== Set exercise ==
Set the listing down again exactly, please, apart from its pictures.

== Provided entries ==
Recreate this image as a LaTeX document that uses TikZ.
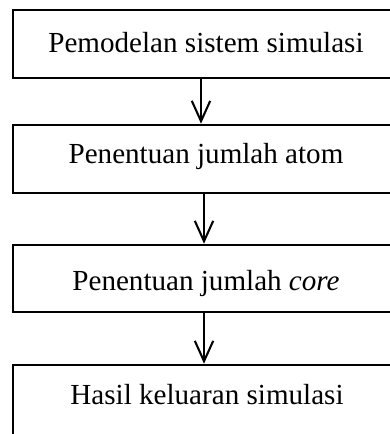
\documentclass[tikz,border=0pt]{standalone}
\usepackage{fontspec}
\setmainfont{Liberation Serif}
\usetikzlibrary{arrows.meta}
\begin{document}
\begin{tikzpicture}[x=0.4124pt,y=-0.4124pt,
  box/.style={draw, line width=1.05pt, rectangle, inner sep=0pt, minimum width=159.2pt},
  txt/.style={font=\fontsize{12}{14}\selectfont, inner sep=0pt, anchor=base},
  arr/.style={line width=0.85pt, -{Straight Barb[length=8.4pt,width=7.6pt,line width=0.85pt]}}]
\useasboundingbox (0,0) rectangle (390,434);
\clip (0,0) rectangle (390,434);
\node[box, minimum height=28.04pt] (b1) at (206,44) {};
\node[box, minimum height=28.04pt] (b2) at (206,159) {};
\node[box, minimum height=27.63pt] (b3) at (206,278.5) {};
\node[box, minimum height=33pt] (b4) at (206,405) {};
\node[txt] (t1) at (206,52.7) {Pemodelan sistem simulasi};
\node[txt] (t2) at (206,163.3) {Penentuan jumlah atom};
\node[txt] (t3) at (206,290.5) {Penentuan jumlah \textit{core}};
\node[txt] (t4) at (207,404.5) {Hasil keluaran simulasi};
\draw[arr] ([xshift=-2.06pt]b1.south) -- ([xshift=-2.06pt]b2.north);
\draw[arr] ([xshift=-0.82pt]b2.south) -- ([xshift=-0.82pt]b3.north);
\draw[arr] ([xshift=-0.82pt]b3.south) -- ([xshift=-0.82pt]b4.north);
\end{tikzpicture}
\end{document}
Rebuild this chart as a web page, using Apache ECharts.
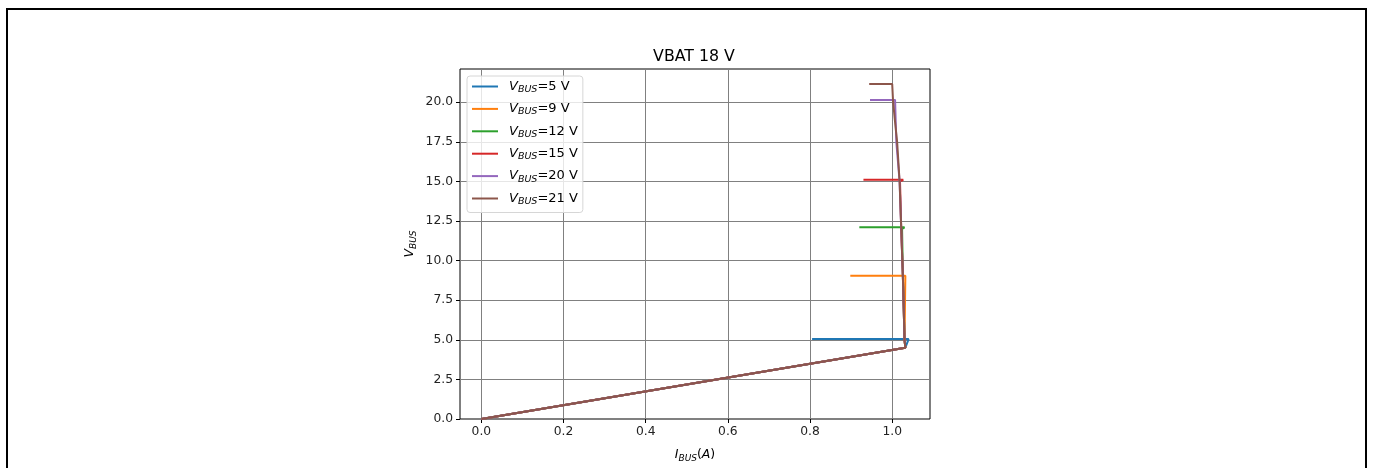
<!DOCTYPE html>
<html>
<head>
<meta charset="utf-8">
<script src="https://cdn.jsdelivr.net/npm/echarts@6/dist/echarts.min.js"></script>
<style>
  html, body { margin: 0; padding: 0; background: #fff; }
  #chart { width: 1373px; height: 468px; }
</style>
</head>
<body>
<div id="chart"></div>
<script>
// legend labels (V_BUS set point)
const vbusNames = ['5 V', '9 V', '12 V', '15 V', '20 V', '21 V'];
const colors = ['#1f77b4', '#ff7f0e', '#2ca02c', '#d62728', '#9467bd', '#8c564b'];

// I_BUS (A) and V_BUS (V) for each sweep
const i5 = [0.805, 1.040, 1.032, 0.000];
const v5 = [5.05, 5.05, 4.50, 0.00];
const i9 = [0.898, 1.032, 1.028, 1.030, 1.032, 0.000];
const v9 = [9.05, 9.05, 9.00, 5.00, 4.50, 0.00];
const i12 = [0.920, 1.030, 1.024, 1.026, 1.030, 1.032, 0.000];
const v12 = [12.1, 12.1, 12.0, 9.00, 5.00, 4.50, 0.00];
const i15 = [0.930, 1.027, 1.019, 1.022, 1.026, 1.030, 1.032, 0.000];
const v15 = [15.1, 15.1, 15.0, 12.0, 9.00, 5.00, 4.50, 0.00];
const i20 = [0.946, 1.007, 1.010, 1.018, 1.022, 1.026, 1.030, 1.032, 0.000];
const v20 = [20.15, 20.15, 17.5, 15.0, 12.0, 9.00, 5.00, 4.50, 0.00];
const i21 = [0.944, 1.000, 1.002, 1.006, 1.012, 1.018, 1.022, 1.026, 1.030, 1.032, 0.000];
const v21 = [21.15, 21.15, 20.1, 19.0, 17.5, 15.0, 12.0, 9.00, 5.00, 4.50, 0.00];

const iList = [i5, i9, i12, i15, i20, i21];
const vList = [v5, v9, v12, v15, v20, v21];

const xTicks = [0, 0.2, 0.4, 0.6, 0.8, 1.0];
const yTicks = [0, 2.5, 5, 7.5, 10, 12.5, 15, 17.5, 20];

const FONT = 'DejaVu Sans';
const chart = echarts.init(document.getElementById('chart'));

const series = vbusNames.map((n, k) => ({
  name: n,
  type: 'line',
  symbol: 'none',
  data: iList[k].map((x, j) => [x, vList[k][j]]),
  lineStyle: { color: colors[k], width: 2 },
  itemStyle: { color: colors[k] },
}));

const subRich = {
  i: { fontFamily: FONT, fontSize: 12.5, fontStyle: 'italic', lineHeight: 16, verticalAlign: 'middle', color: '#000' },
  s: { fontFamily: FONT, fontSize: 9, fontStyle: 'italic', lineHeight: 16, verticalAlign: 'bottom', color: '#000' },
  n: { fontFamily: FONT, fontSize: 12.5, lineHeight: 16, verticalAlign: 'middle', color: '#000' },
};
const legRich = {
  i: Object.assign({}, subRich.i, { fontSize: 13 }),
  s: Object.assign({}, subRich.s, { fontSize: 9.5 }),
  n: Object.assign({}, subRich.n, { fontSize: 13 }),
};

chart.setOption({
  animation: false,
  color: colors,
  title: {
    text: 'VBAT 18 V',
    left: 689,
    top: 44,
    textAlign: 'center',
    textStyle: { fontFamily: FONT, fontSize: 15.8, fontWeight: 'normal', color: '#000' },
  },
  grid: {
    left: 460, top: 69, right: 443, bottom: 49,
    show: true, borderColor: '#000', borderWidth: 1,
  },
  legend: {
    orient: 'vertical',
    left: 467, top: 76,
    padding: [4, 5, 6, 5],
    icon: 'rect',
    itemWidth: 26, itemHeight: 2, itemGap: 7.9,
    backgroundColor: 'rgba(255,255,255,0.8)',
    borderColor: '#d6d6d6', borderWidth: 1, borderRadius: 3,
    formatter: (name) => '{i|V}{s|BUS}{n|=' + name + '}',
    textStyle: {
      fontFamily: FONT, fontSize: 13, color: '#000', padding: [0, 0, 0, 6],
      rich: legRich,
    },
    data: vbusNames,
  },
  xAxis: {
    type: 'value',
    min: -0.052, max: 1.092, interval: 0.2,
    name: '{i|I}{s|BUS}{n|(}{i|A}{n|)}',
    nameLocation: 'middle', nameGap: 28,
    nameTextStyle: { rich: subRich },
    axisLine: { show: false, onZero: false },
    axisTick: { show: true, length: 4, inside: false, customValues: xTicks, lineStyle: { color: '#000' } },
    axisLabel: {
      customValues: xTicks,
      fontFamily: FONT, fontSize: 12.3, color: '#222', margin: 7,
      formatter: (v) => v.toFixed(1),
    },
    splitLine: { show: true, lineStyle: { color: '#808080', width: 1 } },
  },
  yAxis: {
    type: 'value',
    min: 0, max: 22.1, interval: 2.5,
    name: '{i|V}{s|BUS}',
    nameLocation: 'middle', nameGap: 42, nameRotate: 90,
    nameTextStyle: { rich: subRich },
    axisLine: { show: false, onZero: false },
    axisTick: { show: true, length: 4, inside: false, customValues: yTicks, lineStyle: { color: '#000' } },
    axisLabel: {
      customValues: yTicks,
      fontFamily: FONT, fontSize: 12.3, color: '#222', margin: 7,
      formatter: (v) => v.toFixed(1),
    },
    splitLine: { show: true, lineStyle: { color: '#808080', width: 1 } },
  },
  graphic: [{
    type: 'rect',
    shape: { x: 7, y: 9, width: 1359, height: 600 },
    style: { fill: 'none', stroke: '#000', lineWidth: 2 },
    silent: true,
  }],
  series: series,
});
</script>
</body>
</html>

== Written reply ==
Recreate this image as a LaTeX document that uses TikZ.
\documentclass[tikz,border=0pt]{standalone}
\usepackage{fontspec}
\setmainfont{Liberation Serif}
\usetikzlibrary{arrows.meta}
\begin{document}
\begin{tikzpicture}[x=0.4124pt,y=-0.4124pt,
  box/.style={draw, line width=1.05pt, rectangle, inner sep=0pt, minimum width=159.2pt},
  txt/.style={font=\fontsize{12}{14}\selectfont, inner sep=0pt, anchor=base},
  arr/.style={line width=0.85pt, -{Straight Barb[length=8.4pt,width=7.6pt,line width=0.85pt]}}]
\useasboundingbox (0,0) rectangle (390,434);
\clip (0,0) rectangle (390,434);
\node[box, minimum height=28.04pt] (b1) at (206,44) {};
\node[box, minimum height=28.04pt] (b2) at (206,159) {};
\node[box, minimum height=27.63pt] (b3) at (206,278.5) {};
\node[box, minimum height=33pt] (b4) at (206,405) {};
\node[txt] (t1) at (206,52.7) {Pemodelan sistem simulasi};
\node[txt] (t2) at (206,163.3) {Penentuan jumlah atom};
\node[txt] (t3) at (206,290.5) {Penentuan jumlah \textit{core}};
\node[txt] (t4) at (207,404.5) {Hasil keluaran simulasi};
\draw[arr] ([xshift=-2.06pt]b1.south) -- ([xshift=-2.06pt]b2.north);
\draw[arr] ([xshift=-0.82pt]b2.south) -- ([xshift=-0.82pt]b3.north);
\draw[arr] ([xshift=-0.82pt]b3.south) -- ([xshift=-0.82pt]b4.north);
\end{tikzpicture}
\end{document}
Rebuild this chart as a web page, using Apache ECharts.
<!DOCTYPE html>
<html>
<head>
<meta charset="utf-8">
<script src="https://cdn.jsdelivr.net/npm/echarts@6/dist/echarts.min.js"></script>
<style>
  html, body { margin: 0; padding: 0; background: #fff; }
  #chart { width: 1373px; height: 468px; }
</style>
</head>
<body>
<div id="chart"></div>
<script>
// legend labels (V_BUS set point)
const vbusNames = ['5 V', '9 V', '12 V', '15 V', '20 V', '21 V'];
const colors = ['#1f77b4', '#ff7f0e', '#2ca02c', '#d62728', '#9467bd', '#8c564b'];

// I_BUS (A) and V_BUS (V) for each sweep
const i5 = [0.805, 1.040, 1.032, 0.000];
const v5 = [5.05, 5.05, 4.50, 0.00];
const i9 = [0.898, 1.032, 1.028, 1.030, 1.032, 0.000];
const v9 = [9.05, 9.05, 9.00, 5.00, 4.50, 0.00];
const i12 = [0.920, 1.030, 1.024, 1.026, 1.030, 1.032, 0.000];
const v12 = [12.1, 12.1, 12.0, 9.00, 5.00, 4.50, 0.00];
const i15 = [0.930, 1.027, 1.019, 1.022, 1.026, 1.030, 1.032, 0.000];
const v15 = [15.1, 15.1, 15.0, 12.0, 9.00, 5.00, 4.50, 0.00];
const i20 = [0.946, 1.007, 1.010, 1.018, 1.022, 1.026, 1.030, 1.032, 0.000];
const v20 = [20.15, 20.15, 17.5, 15.0, 12.0, 9.00, 5.00, 4.50, 0.00];
const i21 = [0.944, 1.000, 1.002, 1.006, 1.012, 1.018, 1.022, 1.026, 1.030, 1.032, 0.000];
const v21 = [21.15, 21.15, 20.1, 19.0, 17.5, 15.0, 12.0, 9.00, 5.00, 4.50, 0.00];

const iList = [i5, i9, i12, i15, i20, i21];
const vList = [v5, v9, v12, v15, v20, v21];

const xTicks = [0, 0.2, 0.4, 0.6, 0.8, 1.0];
const yTicks = [0, 2.5, 5, 7.5, 10, 12.5, 15, 17.5, 20];

const FONT = 'DejaVu Sans';
const chart = echarts.init(document.getElementById('chart'));

const series = vbusNames.map((n, k) => ({
  name: n,
  type: 'line',
  symbol: 'none',
  data: iList[k].map((x, j) => [x, vList[k][j]]),
  lineStyle: { color: colors[k], width: 2 },
  itemStyle: { color: colors[k] },
}));

const subRich = {
  i: { fontFamily: FONT, fontSize: 12.5, fontStyle: 'italic', lineHeight: 16, verticalAlign: 'middle', color: '#000' },
  s: { fontFamily: FONT, fontSize: 9, fontStyle: 'italic', lineHeight: 16, verticalAlign: 'bottom', color: '#000' },
  n: { fontFamily: FONT, fontSize: 12.5, lineHeight: 16, verticalAlign: 'middle', color: '#000' },
};
const legRich = {
  i: Object.assign({}, subRich.i, { fontSize: 13 }),
  s: Object.assign({}, subRich.s, { fontSize: 9.5 }),
  n: Object.assign({}, subRich.n, { fontSize: 13 }),
};

chart.setOption({
  animation: false,
  color: colors,
  title: {
    text: 'VBAT 18 V',
    left: 689,
    top: 44,
    textAlign: 'center',
    textStyle: { fontFamily: FONT, fontSize: 15.8, fontWeight: 'normal', color: '#000' },
  },
  grid: {
    left: 460, top: 69, right: 443, bottom: 49,
    show: true, borderColor: '#000', borderWidth: 1,
  },
  legend: {
    orient: 'vertical',
    left: 467, top: 76,
    padding: [4, 5, 6, 5],
    icon: 'rect',
    itemWidth: 26, itemHeight: 2, itemGap: 7.9,
    backgroundColor: 'rgba(255,255,255,0.8)',
    borderColor: '#d6d6d6', borderWidth: 1, borderRadius: 3,
    formatter: (name) => '{i|V}{s|BUS}{n|=' + name + '}',
    textStyle: {
      fontFamily: FONT, fontSize: 13, color: '#000', padding: [0, 0, 0, 6],
      rich: legRich,
    },
    data: vbusNames,
  },
  xAxis: {
    type: 'value',
    min: -0.052, max: 1.092, interval: 0.2,
    name: '{i|I}{s|BUS}{n|(}{i|A}{n|)}',
    nameLocation: 'middle', nameGap: 28,
    nameTextStyle: { rich: subRich },
    axisLine: { show: false, onZero: false },
    axisTick: { show: true, length: 4, inside: false, customValues: xTicks, lineStyle: { color: '#000' } },
    axisLabel: {
      customValues: xTicks,
      fontFamily: FONT, fontSize: 12.3, color: '#222', margin: 7,
      formatter: (v) => v.toFixed(1),
    },
    splitLine: { show: true, lineStyle: { color: '#808080', width: 1 } },
  },
  yAxis: {
    type: 'value',
    min: 0, max: 22.1, interval: 2.5,
    name: '{i|V}{s|BUS}',
    nameLocation: 'middle', nameGap: 42, nameRotate: 90,
    nameTextStyle: { rich: subRich },
    axisLine: { show: false, onZero: false },
    axisTick: { show: true, length: 4, inside: false, customValues: yTicks, lineStyle: { color: '#000' } },
    axisLabel: {
      customValues: yTicks,
      fontFamily: FONT, fontSize: 12.3, color: '#222', margin: 7,
      formatter: (v) => v.toFixed(1),
    },
    splitLine: { show: true, lineStyle: { color: '#808080', width: 1 } },
  },
  graphic: [{
    type: 'rect',
    shape: { x: 7, y: 9, width: 1359, height: 600 },
    style: { fill: 'none', stroke: '#000', lineWidth: 2 },
    silent: true,
  }],
  series: series,
});
</script>
</body>
</html>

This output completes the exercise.